Le raz-de-marée annoncé par Reza Khatami a enfin submergé
les villes et même les régions rurales où la mobilisation
a été telle qu’elle a déjà donné dès
le premier tour aux Réformateurs la majorité absolue au Majlis.
Ceux-ci ont pratiquement raflé la presque totalité des trente
sièges de Téhéran (où Reza Khatami est arrivé
en tête), ceux d’Ispahan, Machahad, Tabriz et Qom.

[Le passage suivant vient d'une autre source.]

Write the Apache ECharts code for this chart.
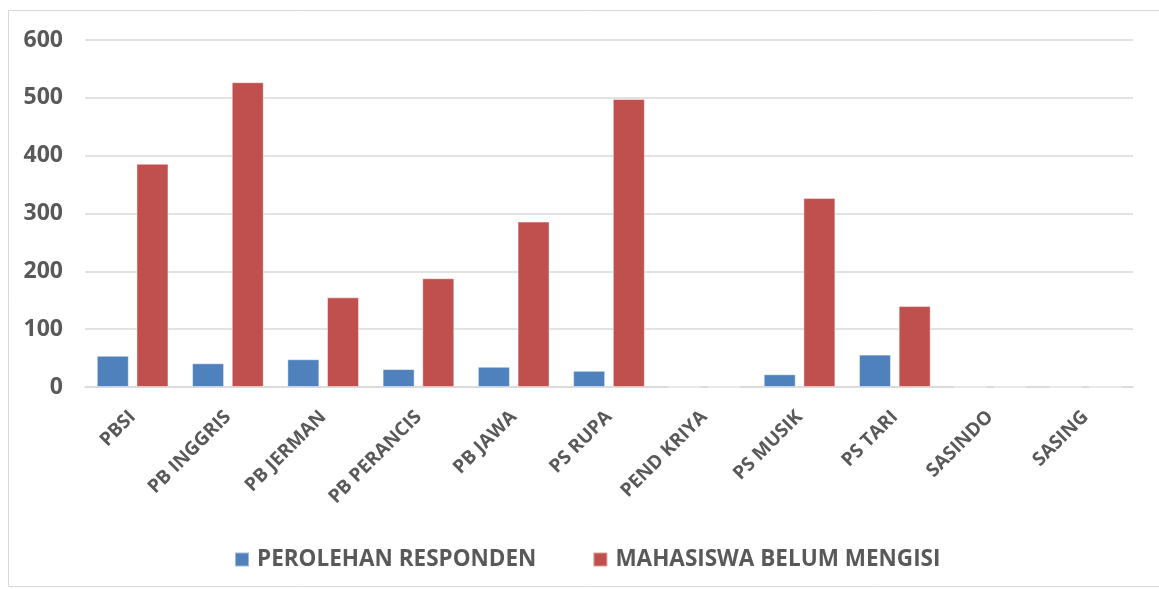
<!DOCTYPE html>
<html>
<head>
<meta charset="utf-8">
<script src="https://cdn.jsdelivr.net/npm/echarts@6/dist/echarts.min.js"></script>
<style>
  html, body { margin: 0; padding: 0; background: #fff; }
  #chart { width: 1159px; height: 589px; }
</style>
</head>
<body>
<div id="chart"></div>
<script>
var categories = ['PBSI', 'PB INGGRIS', 'PB JERMAN', 'PB PERANCIS', 'PB JAWA', 'PS RUPA', 'PEND KRIYA', 'PS MUSIK', 'PS TARI', 'SASINDO', 'SASING'];
var responden = [54, 41, 48, 31, 35, 28, 0, 22, 56, 0, 0];
var belumMengisi = [386, 527, 155, 188, 286, 498, 0, 327, 140, 0, 0];
var seriesNames = ['PEROLEHAN RESPONDEN', 'MAHASISWA BELUM MENGISI'];

var font = '"Open Sans", Lato, sans-serif';
var textGray = '#595959';

var chart = echarts.init(document.getElementById('chart'), null, { renderer: 'canvas' });
chart.setOption({
  animation: false,
  graphic: [{
    type: 'rect',
    shape: { x: 8.5, y: 10.5, width: 1160, height: 576 },
    style: { fill: 'none', stroke: '#d9d9d9', lineWidth: 1 },
    silent: true
  }],
  legend: {
    data: seriesNames,
    bottom: 13,
    left: 229,
    itemWidth: 14,
    itemHeight: 14,
    itemGap: 56,
    icon: 'rect',
    textStyle: { color: textGray, fontSize: 22.5, fontWeight: 'bold', fontFamily: font, padding: [0, 0, 0, 3] }
  },
  grid: { left: 85, right: 26, top: 40, bottom: 202, containLabel: false },
  xAxis: {
    type: 'category',
    data: categories,
    axisLine: { lineStyle: { color: '#d9d9d9', width: 1.5 } },
    axisTick: { show: false },
    axisLabel: {
      rotate: 45,
      interval: 0,
      margin: 27,
      color: textGray,
      fontSize: 19,
      fontWeight: 'bold',
      fontFamily: font
    }
  },
  yAxis: {
    type: 'value',
    min: 0,
    max: 600,
    interval: 100,
    axisLine: { show: false },
    axisTick: { show: false },
    splitLine: { lineStyle: { color: '#d9d9d9', width: 1.5 } },
    axisLabel: {
      margin: 22,
      color: textGray,
      fontSize: 23,
      fontWeight: 'bold',
      fontFamily: font
    }
  },
  series: [
    {
      name: seriesNames[0],
      type: 'bar',
      data: responden,
      barWidth: 32,
      barGap: '24%',
      itemStyle: { color: '#4F81BD', borderColor: 'rgba(255,255,255,0.45)', borderWidth: 1 }
    },
    {
      name: seriesNames[1],
      type: 'bar',
      data: belumMengisi,
      barWidth: 32,
      barGap: '24%',
      itemStyle: { color: '#C0504D', borderColor: 'rgba(255,255,255,0.45)', borderWidth: 1 }
    }
  ]
});
window.addEventListener('resize', function() { chart.resize(); });
</script>
</body>
</html>
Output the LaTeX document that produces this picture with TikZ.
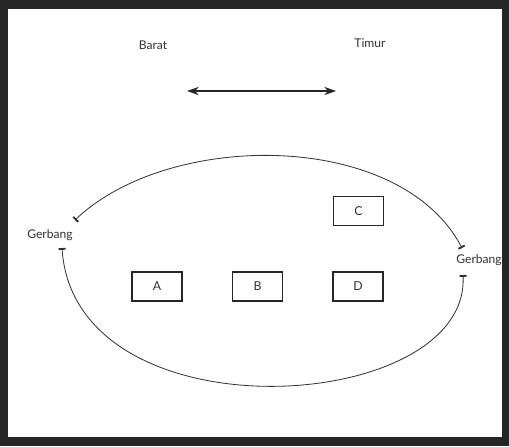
\documentclass[tikz,border=0pt]{standalone}
\usepackage{fontspec}
\setmainfont{Lato}
\usetikzlibrary{arrows.meta}
\begin{document}
\begin{tikzpicture}[x=0.03cm,y=-0.03cm,
  lbl/.style={font=\fontsize{10.3}{11}\selectfont, text=black!80, inner sep=0pt},
  box/.style={draw=black!85, line width=0.9pt, minimum width=50*0.03cm, minimum height=29*0.03cm, inner sep=0pt, font=\fontsize{10.5}{11}\selectfont, text=black!80},
  curve/.style={draw=black!80, line width=0.7pt, {Bar[width=6pt,line width=1.6pt]}-{Bar[width=6pt,line width=1.6pt]}},
  dir/.style={draw=black!85, line width=1.4pt, {Stealth[length=10pt,width=7pt]}-{Stealth[length=10pt,width=7pt]}}]
\useasboundingbox (0,0) rectangle (509,446);
\fill[black!85] (0,0) rectangle (509,446);
\fill[white] (8,9) rectangle (502,437);
% labels
\node[lbl] (barat) at (153,45) {Barat};
\node[lbl] (timur) at (370,43) {Timur};
\coordinate (w) at (187,91);
\coordinate (e) at (336,91);
\draw[dir] (w) -- (e);
% boxes
\node[box] (C) at (358.5,211) {C};
\node[box] (A) at (157,286.5) {A};
\node[box] (B) at (257.5,286.5) {B};
\node[box] (D) at (358,286.5) {D};
% gates
\node[lbl] (gl) at (50,235) {Gerbang};
\node[lbl] (gr) at (479,260) {Gerbang};
\coordinate (gltop) at (75,220);
\coordinate (glbot) at (62,248);
\coordinate (grtop) at (462,248);
\coordinate (grbot) at (463,275);
\draw[curve] (grtop) .. controls (400,130) and (170,130) .. (gltop);
\draw[curve] (glbot) .. controls (75,440) and (470,415) .. (grbot);
\end{tikzpicture}
\end{document}
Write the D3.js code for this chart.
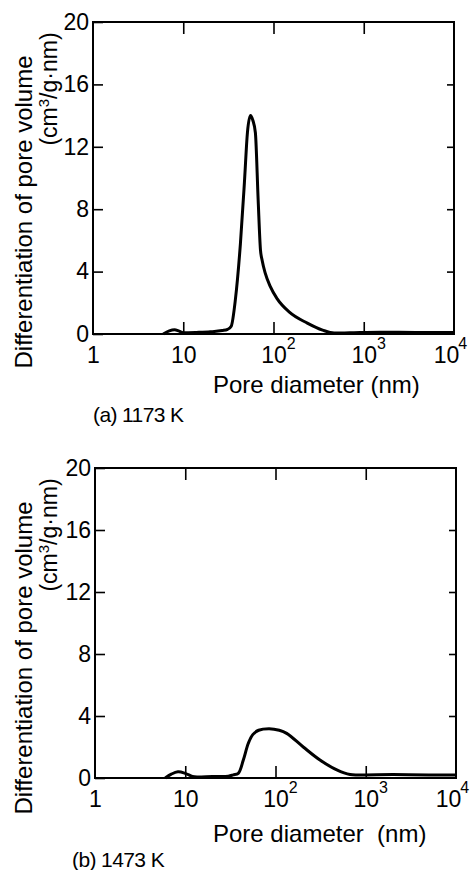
<!DOCTYPE html>
<html>
<head>
<meta charset="utf-8">
<script src="https://cdn.jsdelivr.net/npm/d3@7"></script>
<style>
  body { margin: 0; background: #fff; }
  svg { font-family: "Liberation Sans", Arial, sans-serif; }
</style>
</head>
<body>
<div id="chart"></div>
<script>
// pore size distributions
const poreDiamA = [6, 7, 8, 9, 10, 14, 20, 27, 31, 34, 37.8, 43, 47.6, 51.4, 55.5, 59, 63, 67.6, 71.7, 75, 81, 92, 110, 150, 237, 350, 470, 700, 1500, 4000, 10000];
const dvA       = [0, 0.2, 0.27, 0.18, 0.08, 0.1, 0.14, 0.22, 0.3, 0.5, 2.2, 5.8, 9.7, 12.9, 14.0, 13.7, 12.9, 8.6, 5.4, 4.7, 3.9, 3.05, 2.25, 1.4, 0.7, 0.25, 0.06, 0.08, 0.12, 0.1, 0.1];

const poreDiamB = [6, 7, 8.3, 10, 12, 13.5, 20, 30, 34, 38.7, 44, 50, 56, 65, 85, 110, 133, 203, 311, 478, 670, 900, 2000, 5000, 10000];
const dvB       = [0, 0.25, 0.4, 0.3, 0.1, 0.06, 0.1, 0.12, 0.2, 0.3, 1.16, 2.24, 2.8, 3.08, 3.18, 3.08, 2.88, 2.0, 1.16, 0.52, 0.22, 0.2, 0.22, 0.2, 0.2];

const yTicks = [0, 4, 8, 12, 16, 20];
const xTicks = [1, 10, 100, 1000, 10000];
const xExps  = ["", "", "2", "3", "4"];

const yTitle = "Differentiation of pore volume";
const panelNames = ["(a) 1173 K", "(b) 1473 K"];
const xTitles = ["Pore diameter (nm)", "Pore diameter  (nm)"];

const width = 471, height = 870;

const panels = [
  { d: poreDiamA, v: dvA, left: 93, right: 454, top: 22, bottom: 334, capX: 93, capY: 422, titleY: 393 },
  { d: poreDiamB, v: dvB, left: 95, right: 456, top: 468, bottom: 778, capX: 72, capY: 867, titleY: 842 }
];

const svg = d3.select("#chart")
  .append("svg")
  .attr("width", width)
  .attr("height", height);

panels.forEach((p, i) => {
  const x = d3.scaleLog()
    .domain([1, 10000])
    .range([p.left, p.right]);

  const y = d3.scaleLinear()
    .domain([0, 20])
    .range([p.bottom, p.top]);

  const g = svg.append("g");

  // left axis with labels, inward ticks
  const yAxis = g.append("g")
    .attr("transform", `translate(${p.left},0)`)
    .call(d3.axisLeft(y).tickValues(yTicks).tickSize(-10).tickPadding(4))
  yAxis.select(".domain").remove();
  yAxis.selectAll(".tick text").attr("font-size", 23).attr("fill", "#000").attr("font-family", "Liberation Sans");

  // right axis, no labels
  const yAxisR = g.append("g")
    .attr("transform", `translate(${p.right},0)`)
    .call(d3.axisRight(y).tickValues([4, 8, 12, 16]).tickSize(-7).tickFormat(""))
  yAxisR.select(".domain").remove();

  // bottom axis
  const xAxis = g.append("g")
    .attr("transform", `translate(0,${p.bottom})`)
    .call(d3.axisBottom(x).tickValues(xTicks).tickSize(-12).tickPadding(13).tickFormat(d => d < 100 ? d : "10"))
  xAxis.select(".domain").remove();
  xAxis.selectAll(".tick line").filter(d => d == 1 || d == 10000).remove();
  xAxis.selectAll(".tick text")
    .attr("font-size", 23).attr("fill", "#000").attr("font-family", "Liberation Sans")
    .attr("x", d => d == 10000 ? -8 : 0)
    .each(function(d, j) {
      if (!xExps[j]) return;
      const w = this.getComputedTextLength();
      d3.select(this.parentNode).append("text")
        .attr("x", w / 2 + (d == 10000 ? -9 : 0))
        .attr("y", 13)
        .attr("dy", "0.71em")
        .attr("transform", "translate(0,-9)")
        .attr("font-size", 16)
        .attr("font-family", "Liberation Sans")
        .attr("fill", "#000")
        .attr("text-anchor", "start")
        .text(xExps[j]);
    });

  // top axis
  const xAxisT = g.append("g")
    .attr("transform", `translate(0,${p.top})`)
    .call(d3.axisTop(x).tickValues([10, 100, 1000]).tickSize(-12).tickFormat(""))
  xAxisT.select(".domain").remove();

  g.selectAll(".tick line").attr("stroke", "#000").attr("stroke-width", 1.6);

  // frame
  g.append("rect")
    .attr("x", p.left)
    .attr("y", p.top)
    .attr("width", p.right - p.left)
    .attr("height", p.bottom - p.top)
    .attr("fill", "none")
    .attr("stroke", "#000")
    .attr("stroke-width", 2);

  // curve
  const pts = p.d.map((d, k) => [d, p.v[k]]);
  const line = d3.line()
    .x(d => x(d[0]))
    .y(d => y(d[1]))
    .curve(i == 0 ? d3.curveMonotoneX : d3.curveCatmullRom.alpha(0.5));

  g.append("path")
    .datum(pts)
    .attr("d", line)
    .attr("fill", "none")
    .attr("stroke", "#000")
    .attr("stroke-width", 3)
    .attr("stroke-linejoin", "round");

  // y title
  g.append("text")
    .attr("transform", `translate(32,${p.top + 190})rotate(-90)`)
    .attr("text-anchor", "middle")
    .attr("font-size", 24)
    .text(yTitle);

  const unit = g.append("text")
    .attr("transform", `translate(57,${p.top + 67})rotate(-90)`)
    .attr("text-anchor", "middle")
    .attr("font-size", 23);
  unit.append("tspan").text("(cm");
  unit.append("tspan").attr("font-size", 15).attr("dy", "-0.55em").text("3");
  unit.append("tspan").attr("dy", "0.36em").text("/g\u00b7nm)");

  // x title
  g.append("text")
    .attr("x", 213)
    .attr("y", p.titleY)
    .attr("font-size", 24)
    .style("white-space", "pre")
    .text(xTitles[i]);

  // panel caption
  g.append("text")
    .attr("x", p.capX)
    .attr("y", p.capY)
    .attr("font-size", 21)
    .attr("letter-spacing", -0.6)
    .text(panelNames[i]);
});
</script>
</body>
</html>
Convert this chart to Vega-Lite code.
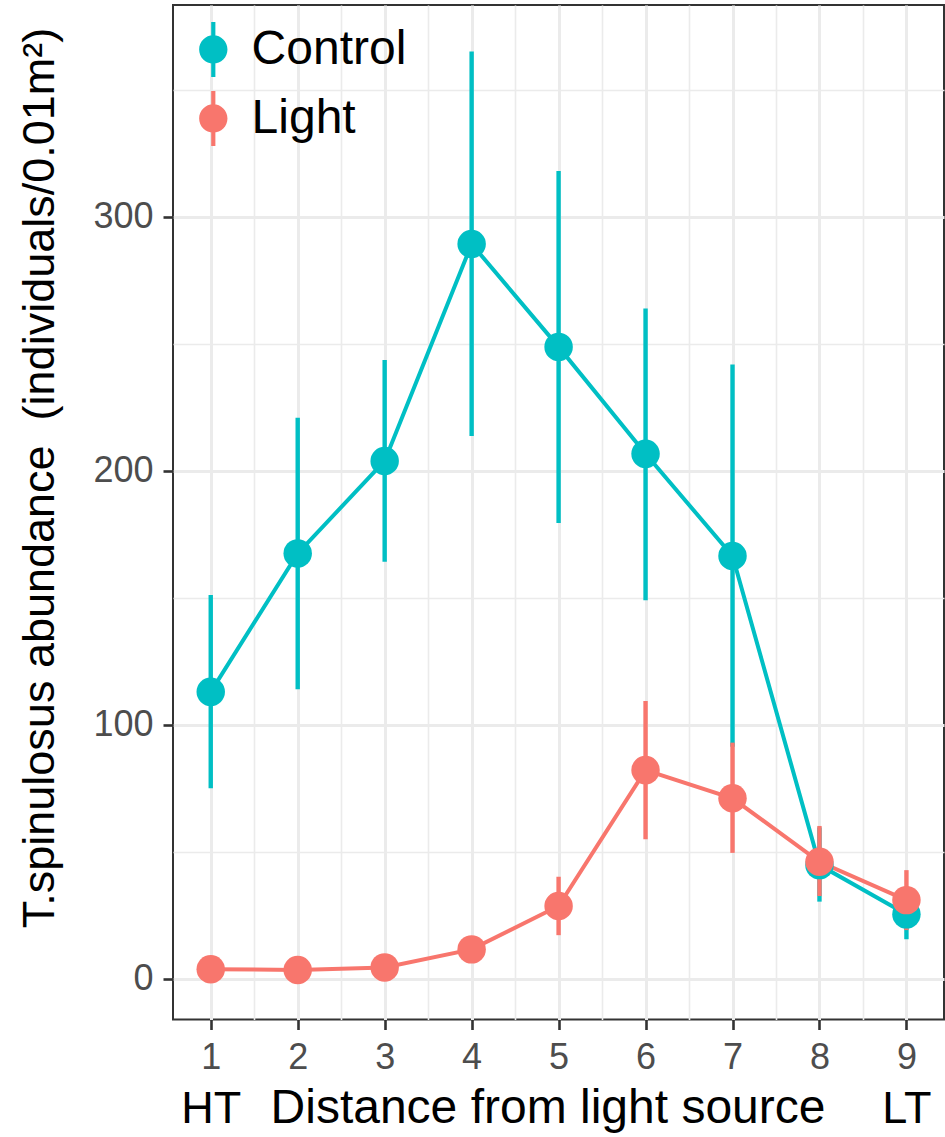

Le dépouillement
des résultats étant manuel, les premiers résultats
ont déjà donné 178 sièges sur 290 aux Réformateurs
et renvoyé au second tour, prévu pour avril Rafsandjani le
grand perdant du scrutin. Il n’avait pas réuni les 25% de voix nécessaires
pour
être élu au premier tour. Par ailleurs, le scrutin a été
endeuillé par huit morts dont un enfant, lors d’incidents de contestation
qui ont opposé des électeurs à la police au sud-ouest
de l’Iran.
“Peuple iranien, a exulté le président Khatami, tu as
montré que tu restes partisan d’une consolidation du système
dont demeurent l’islam et la spiritualité, l’indépendance,
la liberté et le progrès”. Tout en se réclamant de
l’héritage de Khomeini et de la République des mollahs, Khatami
a déjà fait aux côtés de ses concitoyens un
choix de société. Il avait un besoin impératif de
cette majorité que le peuple iranien lui a donnée au Majlis
pour mener ses réformes bloquées depuis son accès
à la présidence. Il vise, d’ores et déjà, un
second mandat en mai 2001 pour mener ces réformes à terme.
Son pouvoir est pratiquement limité par les vastes prérogatives
du Guide de la révolution Ali Khamenei à qui la Constitution
attribue les pleins pouvoirs au niveau de la Justice, de la diplomatie
et de l’armée. Il devra naviguer dans des eaux troubles afin de
ne pas menacer l’Etat théocratique dont il est un pur produit et
éviter l’avènement d’un régime républicain
qui le balayerait ainsi que tous ceux qu’il voudrait combattre.
Mais les vagues de fond qui remontent à la surface, les libertés
qui attendent d’exploser s’expriment de façon contrastée
à travers les réformateurs dont le chef de file actuel Mohamed
–Reza Khatami annonce la couleur. Le nouveau parlement devra faire toute
la lumière sur la vague d’assassinat d’opposants et d’intellectuels
qui n’ont jamais été élucidés. Ceux-ci ne sont
pas morts pour rien. L’Iran prend goût à la liberté.
Il est déjà le seul pays à faire revivre la tradition
d’élections démocratiques dans une région où
celles-ci sont interdites, truquées ou manipulées.